“Something about its manner of telling invokes an older meaning of “epic:” poems sung around the hearth, meant to delight and amaze, and keep the darkness at bay.” Barnes & Noble Newsletter
“John Crowley, whose “Little, Big” (1981) is one of the standards of American fantasy, may have another classic with one of his most unusual novels yet… [Dar Oakley’s] tale, one of the finest fantasy novels of the year, gains the power of a true epic.” –Chicago Tribune
KA: Dar Oakley in the Ruin of Ymr Dar Oakley, the main character and storyteller in my new novel, is a Crow. (In the book his species gets a capital letter, as do all the other species of animal and plant.) The Crow Dar Oakley – the first Crow in all history to have a name of his own among his own kind – was born somewhere in westernmost Europe centuries before Caesar came to conquer Gaul. I’ve been asked why I chose a Crow to write about. Well, there’s my name first of all; the origin of the English name is “field of crows”. I have always been intrigued by Crows: their raucous and disputacious communal life, their sleek blackness, their proven intelligence, the mythologies and fables about them (as omens, as too smart for their own good, as faithful compatriots and spouses).

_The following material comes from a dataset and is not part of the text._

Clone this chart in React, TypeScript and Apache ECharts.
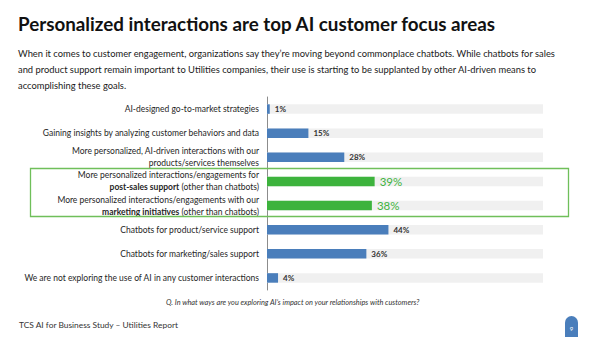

All of those aspects are in the book, and more too. The conception was a book of stories—a picaresque, one adventure after another as Dar Oakley learns to speak with a human and is led into one mythos after another in era after era: going into underworlds or realms of story to retrieve something, or gain something, or simply by mistake. By the end of the story he is alive in the northeast United States at a time in the near future. How Dar Oakley got a name, how in various ages he came to learn to talk with certain People, and how he gained an ambiguous immortality – that’s the story he tells.